Figure 1: An intermediate soldering bridge

Above you can see the first tryout of making solder bridges. As you can see, some are better than others. The line on the left is quite sloppy, but still effective. I’m much more pleased with that triple row of solder bridges in the middle, for instance. Nevertheless, as I was soldering the set, I would use my multimeter to check the connection as soon as I had finished a line.

In the end, I was quite pleased with the final product. It doesn’t look as clean as I would like, but it looks neat, at least. It’s also a great first attempt at doing this properly. This is something I can build on, and I feel quite proud of myself.

Figure 4: The topside of the finished product.

The topside of the board looks quite neat, now that most of the connections are solder bridges on the underside. Apart from learning to make those solder bridges, I also improved on my method of laying jumper wires on top of the board. Partly thanks to my new wire stripper, and partly due to being a little less parsimonious, I ended up with exact straight wires. Before, I tried to cut them perfectly to size to start with. Now, rather, I strip more than I’ll need from one end, cut the insulation exactly to size, and then use a wire cutter to get the jumper. This way, I use a little more copper wire, but it’s also far easier to cut to exact size by just trimming the excess leads. There are only two things I’m less happy about: firstly, the resistor on the top-left is not flush with the board. While trying to solder it down, it slipped and I just couldn’t easily get it back down. Secondly, the LM7808 is slightly askew. It works fine, but it’s just a little sloppy.

Figure 5: A comparison of the first prototype to the second.

Clearly, when comparing the first to the second prototype, the second is much cleaner by far. For one, of course, it has fewer components, so it’s easier to look less cluttered. Secondly, though, just not having that mess of wires makes all the difference.

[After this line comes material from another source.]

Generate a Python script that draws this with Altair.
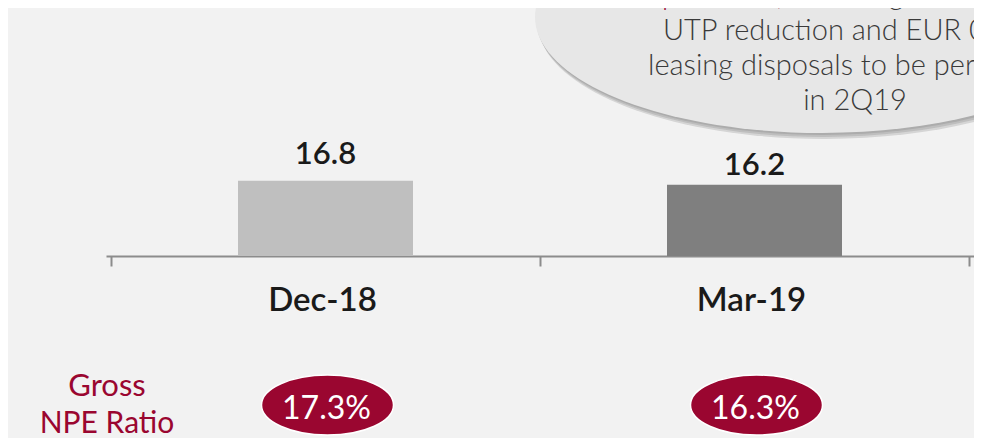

Now, the big downside is that I haven’t seen it confirmed to work yet. From what I can see, all the connections should have been correct. So, to troubleshoot, tomorrow I’ll first have to compare my schematic to the original version to see if I made a mistake there. Secondly, I’ll have to one-by-one check my connections to the schematic. After that, I’ll check the voltages and continuity on each connection with my multimeter to see what’s happening. If that doesn’t give me any answers, I’ll have to use my logic analyzer to see what’s happening when I press the button. (EDIT: while I previewed this post after drafting, I noticed what is the most likely issue. Pin 4 on the master IC is not connected to the ground bus – the long vertical line. Comparison the soldering job to the schematic shows this quite clearly).

However, even if it doesn’t end up working, I really am proud of the neatness of the solder job. I felt so much more comfortable doing that, and it was incredibly enjoyable to do now that it was working well. I’m sure that with more practice, I’ll get those lines looking neater and neater as time goes by.